> _Work required_:
Leave out the pictures and transcribe everything else exactly.

> _Recorded information_:
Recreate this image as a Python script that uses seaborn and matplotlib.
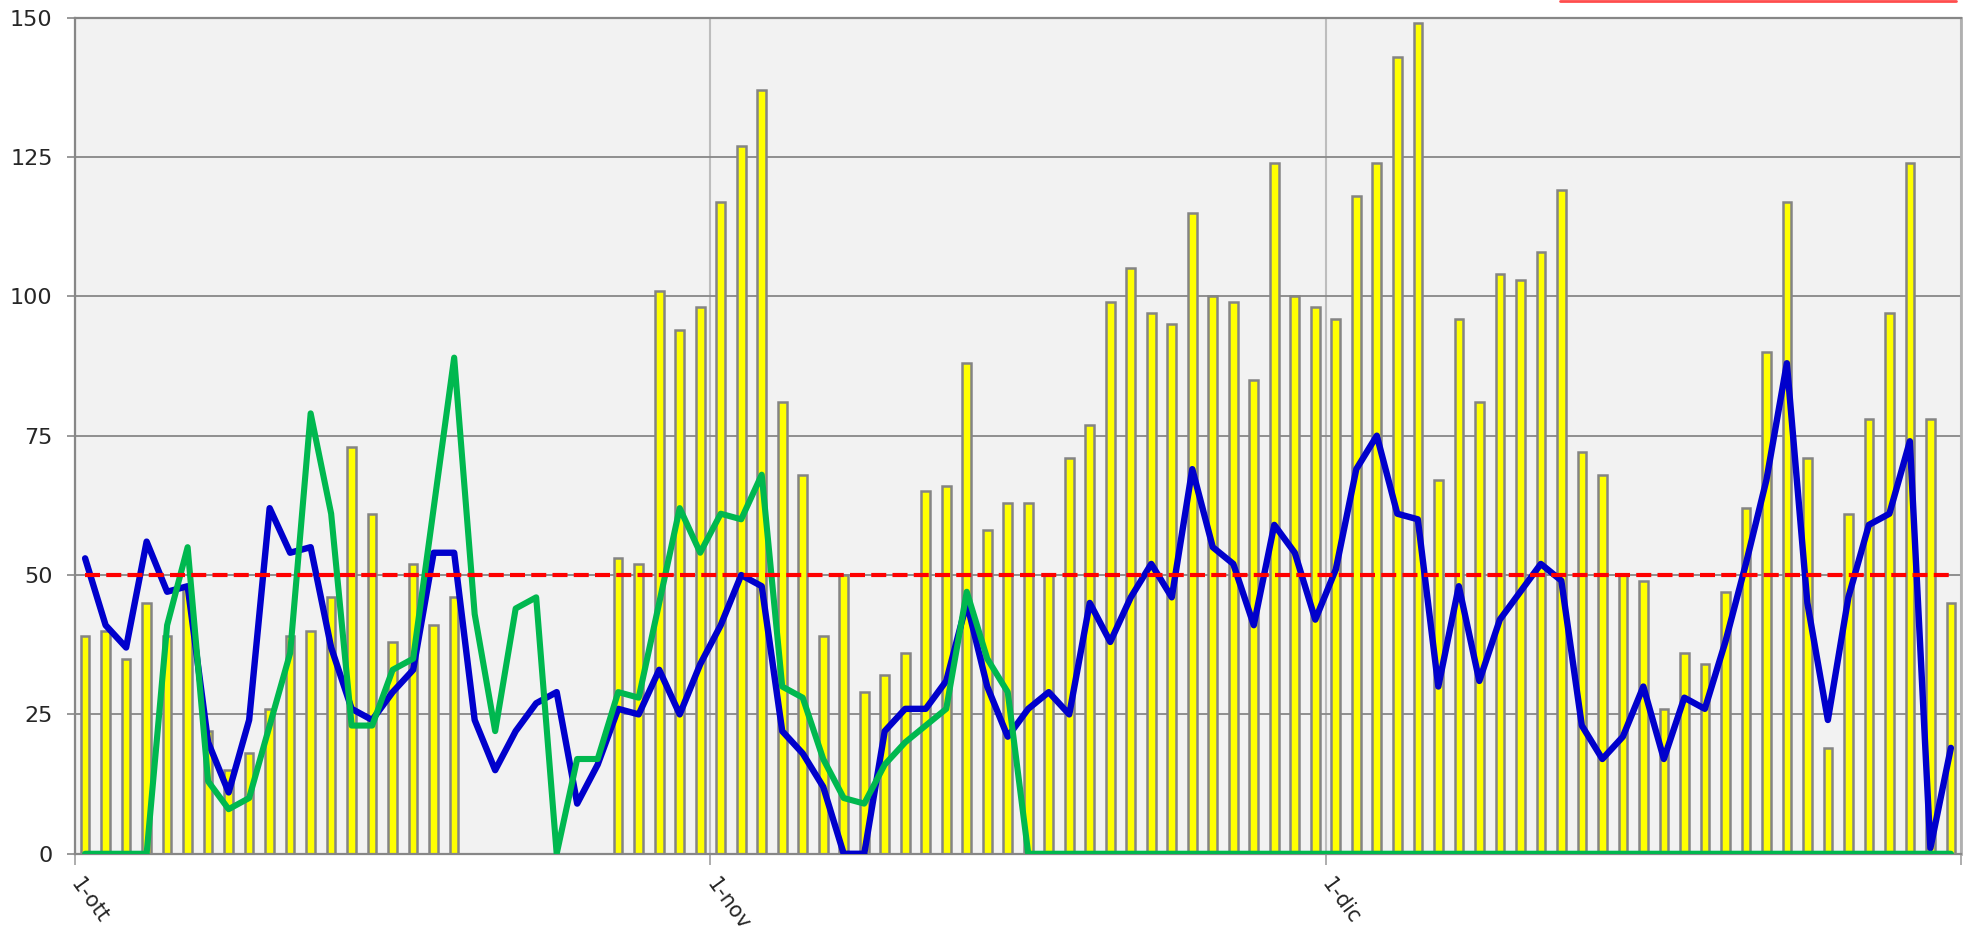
import numpy as np
import pandas as pd
import matplotlib
matplotlib.use("Agg")
import matplotlib.pyplot as plt
import seaborn as sns
from matplotlib.lines import Line2D

# =========================================================
# DATI (1 ottobre - 31 dicembre)
# =========================================================
giorni = pd.date_range("2023-10-01", "2023-12-31", freq="D")

# barre gialle (0 = giorno senza dato)
presenze = [
    39, 40, 35, 45, 39, 48, 22, 15, 18, 26, 39, 40, 46,
    73, 61, 38, 52, 41, 46,
    0, 0, 0, 0, 0, 0, 0,
    53, 52,
    101, 94, 98, 117, 127, 137, 81, 68, 39, 50, 29, 32, 36, 65, 66, 88,
    58, 63, 63, 50, 71, 77, 99, 105, 97, 95, 115, 100, 99, 85, 124, 100,
    98, 96, 118, 124, 143, 149, 67, 96, 81, 104, 103, 108, 119, 72, 68,
    50, 49, 26, 36, 34, 47, 62, 90, 117, 71, 19, 61, 78, 97, 124, 78, 45,
]

# linea blu
serie_blu = [
    53, 41, 37, 56, 47, 48, 20, 11, 24, 62, 54, 55, 37,
    26, 24, 29, 33, 54, 54, 24, 15, 22, 27, 29, 9, 16, 26, 25,
    33, 25, 34, 41, 50, 48, 22, 18, 12, 0, 0, 22, 26, 26, 31, 45,
    30, 21, 26, 29, 25, 45, 38, 46, 52, 46, 69, 55, 52, 41, 59, 54,
    42, 51, 69, 75, 61, 60, 30, 48, 31, 42, 47, 52, 49, 23, 17,
    21, 30, 17, 28, 26, 38, 52, 67, 88, 45, 24, 46, 59, 61, 74, 1, 19,
]

# linea verde
serie_verde = [
    0, 0, 0, 0,
    41, 55, 13, 8, 10, 23, 36, 79, 61,
    23, 23, 33, 35, 62, 89, 43, 22, 44, 46, 0, 17, 17, 29, 28,
    45, 62, 54, 61, 60, 68, 30, 28, 17, 10, 9, 16, 20, 23, 26, 47,
    35, 29,
    0, 0, 0, 0, 0, 0, 0, 0, 0, 0, 0, 0, 0, 0, 0, 0, 0, 0, 0, 0, 0, 0, 0,
    0, 0, 0, 0, 0, 0, 0, 0, 0, 0, 0, 0, 0, 0, 0, 0, 0, 0, 0, 0, 0, 0, 0,
]

# soglia rossa tratteggiata
SOGLIA = 50

# etichette asse x (inizio mese)
etichette_mesi = ["1-ott", "1-nov", "1-dic", ""]
inizio_mesi = ["2023-10-01", "2023-11-01", "2023-12-01", "2024-01-01"]

# =========================================================
# COLORI
# =========================================================
COR_BARRE = "#ffff00"
COR_BORDO = "#848484"
COR_BLU = "#0000cc"
COR_VERDE = "#00b84f"
COR_ROSSO = "#ff0000"
COR_GRIGLIA = "#878787"


def main():
    df = pd.DataFrame({
        "giorno": np.arange(len(giorni)),
        "data": giorni,
        "presenze": presenze,
        "blu": serie_blu,
        "verde": serie_verde,
    })
    df["soglia"] = SOGLIA

    sns.set_style("white")
    plt.rcParams["font.family"] = ["DejaVu Sans"]

    fig = plt.figure(figsize=(19.7, 9.26), dpi=100)
    ax = fig.add_axes([0.038, 0.078, 0.9575, 0.903])
    ax.set_facecolor("#f2f2f2")

    sns.barplot(data=df, x="giorno", y="presenze", color=COR_BARRE, saturation=1,
                edgecolor=COR_BORDO, linewidth=1.8, width=0.42, ax=ax, zorder=2)
    sns.lineplot(data=df, x="giorno", y="blu", color=COR_BLU, linewidth=4.6,
                 ax=ax, zorder=3)
    sns.lineplot(data=df, x="giorno", y="verde", color=COR_VERDE, linewidth=4.4,
                 ax=ax, zorder=4)
    sns.lineplot(data=df, x="giorno", y="soglia", color=COR_ROSSO, linewidth=3.0,
                 dashes=False, ax=ax, zorder=5)
    ax.lines[-1].set_dashes((3.6, 1.5))

    # assi
    ax.set_xlim(-0.5, len(giorni) - 0.5)
    ax.set_ylim(0, 150)
    ax.set_yticks(range(0, 151, 25))
    pos_mesi = [(pd.Timestamp(d) - giorni[0]).days - 0.5 for d in inizio_mesi]
    ax.set_xticks(pos_mesi)
    ax.set_xticklabels(etichette_mesi, rotation=-54, ha="left", va="center",
                       rotation_mode="anchor")
    ax.set_xlabel("")
    ax.set_ylabel("")

    ax.tick_params(axis="y", labelsize=16, length=6, width=1.2, color=COR_GRIGLIA,
                   pad=10, left=True)
    ax.tick_params(axis="x", labelsize=15, length=8, width=1.2, color="#a0a0a0",
                   pad=11, bottom=True)

    # griglia
    ax.set_axisbelow(True)
    ax.yaxis.grid(True, color=COR_GRIGLIA, linewidth=1.3)
    ax.xaxis.grid(True, color="#bdbdbd", linewidth=1.5)

    for lato in ["left", "bottom", "top"]:
        ax.spines[lato].set_color(COR_GRIGLIA)
        ax.spines[lato].set_linewidth(1.6)
    ax.spines["right"].set_color("#b0b0b0")
    ax.spines["right"].set_linewidth(2.0)

    # bordo della legenda tagliato in alto a destra
    fig.add_artist(Line2D([0.792, 0.993], [0.9985, 0.9985], color="#ff4d4d",
                          linewidth=2, transform=fig.transFigure))

    fig.savefig("out.png", dpi=100, facecolor="white")
    plt.close(fig)


if __name__ == "__main__":
    main()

> _Solution to this task_:
Recreate this image as a Python script that uses seaborn and matplotlib.
import numpy as np
import pandas as pd
import matplotlib
matplotlib.use("Agg")
import matplotlib.pyplot as plt
import seaborn as sns
from matplotlib.lines import Line2D

# =========================================================
# DATI (1 ottobre - 31 dicembre)
# =========================================================
giorni = pd.date_range("2023-10-01", "2023-12-31", freq="D")

# barre gialle (0 = giorno senza dato)
presenze = [
    39, 40, 35, 45, 39, 48, 22, 15, 18, 26, 39, 40, 46,
    73, 61, 38, 52, 41, 46,
    0, 0, 0, 0, 0, 0, 0,
    53, 52,
    101, 94, 98, 117, 127, 137, 81, 68, 39, 50, 29, 32, 36, 65, 66, 88,
    58, 63, 63, 50, 71, 77, 99, 105, 97, 95, 115, 100, 99, 85, 124, 100,
    98, 96, 118, 124, 143, 149, 67, 96, 81, 104, 103, 108, 119, 72, 68,
    50, 49, 26, 36, 34, 47, 62, 90, 117, 71, 19, 61, 78, 97, 124, 78, 45,
]

# linea blu
serie_blu = [
    53, 41, 37, 56, 47, 48, 20, 11, 24, 62, 54, 55, 37,
    26, 24, 29, 33, 54, 54, 24, 15, 22, 27, 29, 9, 16, 26, 25,
    33, 25, 34, 41, 50, 48, 22, 18, 12, 0, 0, 22, 26, 26, 31, 45,
    30, 21, 26, 29, 25, 45, 38, 46, 52, 46, 69, 55, 52, 41, 59, 54,
    42, 51, 69, 75, 61, 60, 30, 48, 31, 42, 47, 52, 49, 23, 17,
    21, 30, 17, 28, 26, 38, 52, 67, 88, 45, 24, 46, 59, 61, 74, 1, 19,
]

# linea verde
serie_verde = [
    0, 0, 0, 0,
    41, 55, 13, 8, 10, 23, 36, 79, 61,
    23, 23, 33, 35, 62, 89, 43, 22, 44, 46, 0, 17, 17, 29, 28,
    45, 62, 54, 61, 60, 68, 30, 28, 17, 10, 9, 16, 20, 23, 26, 47,
    35, 29,
    0, 0, 0, 0, 0, 0, 0, 0, 0, 0, 0, 0, 0, 0, 0, 0, 0, 0, 0, 0, 0, 0, 0,
    0, 0, 0, 0, 0, 0, 0, 0, 0, 0, 0, 0, 0, 0, 0, 0, 0, 0, 0, 0, 0, 0, 0,
]

# soglia rossa tratteggiata
SOGLIA = 50

# etichette asse x (inizio mese)
etichette_mesi = ["1-ott", "1-nov", "1-dic", ""]
inizio_mesi = ["2023-10-01", "2023-11-01", "2023-12-01", "2024-01-01"]

# =========================================================
# COLORI
# =========================================================
COR_BARRE = "#ffff00"
COR_BORDO = "#848484"
COR_BLU = "#0000cc"
COR_VERDE = "#00b84f"
COR_ROSSO = "#ff0000"
COR_GRIGLIA = "#878787"


def main():
    df = pd.DataFrame({
        "giorno": np.arange(len(giorni)),
        "data": giorni,
        "presenze": presenze,
        "blu": serie_blu,
        "verde": serie_verde,
    })
    df["soglia"] = SOGLIA

    sns.set_style("white")
    plt.rcParams["font.family"] = ["DejaVu Sans"]

    fig = plt.figure(figsize=(19.7, 9.26), dpi=100)
    ax = fig.add_axes([0.038, 0.078, 0.9575, 0.903])
    ax.set_facecolor("#f2f2f2")

    sns.barplot(data=df, x="giorno", y="presenze", color=COR_BARRE, saturation=1,
                edgecolor=COR_BORDO, linewidth=1.8, width=0.42, ax=ax, zorder=2)
    sns.lineplot(data=df, x="giorno", y="blu", color=COR_BLU, linewidth=4.6,
                 ax=ax, zorder=3)
    sns.lineplot(data=df, x="giorno", y="verde", color=COR_VERDE, linewidth=4.4,
                 ax=ax, zorder=4)
    sns.lineplot(data=df, x="giorno", y="soglia", color=COR_ROSSO, linewidth=3.0,
                 dashes=False, ax=ax, zorder=5)
    ax.lines[-1].set_dashes((3.6, 1.5))

    # assi
    ax.set_xlim(-0.5, len(giorni) - 0.5)
    ax.set_ylim(0, 150)
    ax.set_yticks(range(0, 151, 25))
    pos_mesi = [(pd.Timestamp(d) - giorni[0]).days - 0.5 for d in inizio_mesi]
    ax.set_xticks(pos_mesi)
    ax.set_xticklabels(etichette_mesi, rotation=-54, ha="left", va="center",
                       rotation_mode="anchor")
    ax.set_xlabel("")
    ax.set_ylabel("")

    ax.tick_params(axis="y", labelsize=16, length=6, width=1.2, color=COR_GRIGLIA,
                   pad=10, left=True)
    ax.tick_params(axis="x", labelsize=15, length=8, width=1.2, color="#a0a0a0",
                   pad=11, bottom=True)

    # griglia
    ax.set_axisbelow(True)
    ax.yaxis.grid(True, color=COR_GRIGLIA, linewidth=1.3)
    ax.xaxis.grid(True, color="#bdbdbd", linewidth=1.5)

    for lato in ["left", "bottom", "top"]:
        ax.spines[lato].set_color(COR_GRIGLIA)
        ax.spines[lato].set_linewidth(1.6)
    ax.spines["right"].set_color("#b0b0b0")
    ax.spines["right"].set_linewidth(2.0)

    # bordo della legenda tagliato in alto a destra
    fig.add_artist(Line2D([0.792, 0.993], [0.9985, 0.9985], color="#ff4d4d",
                          linewidth=2, transform=fig.transFigure))

    fig.savefig("out.png", dpi=100, facecolor="white")
    plt.close(fig)


if __name__ == "__main__":
    main()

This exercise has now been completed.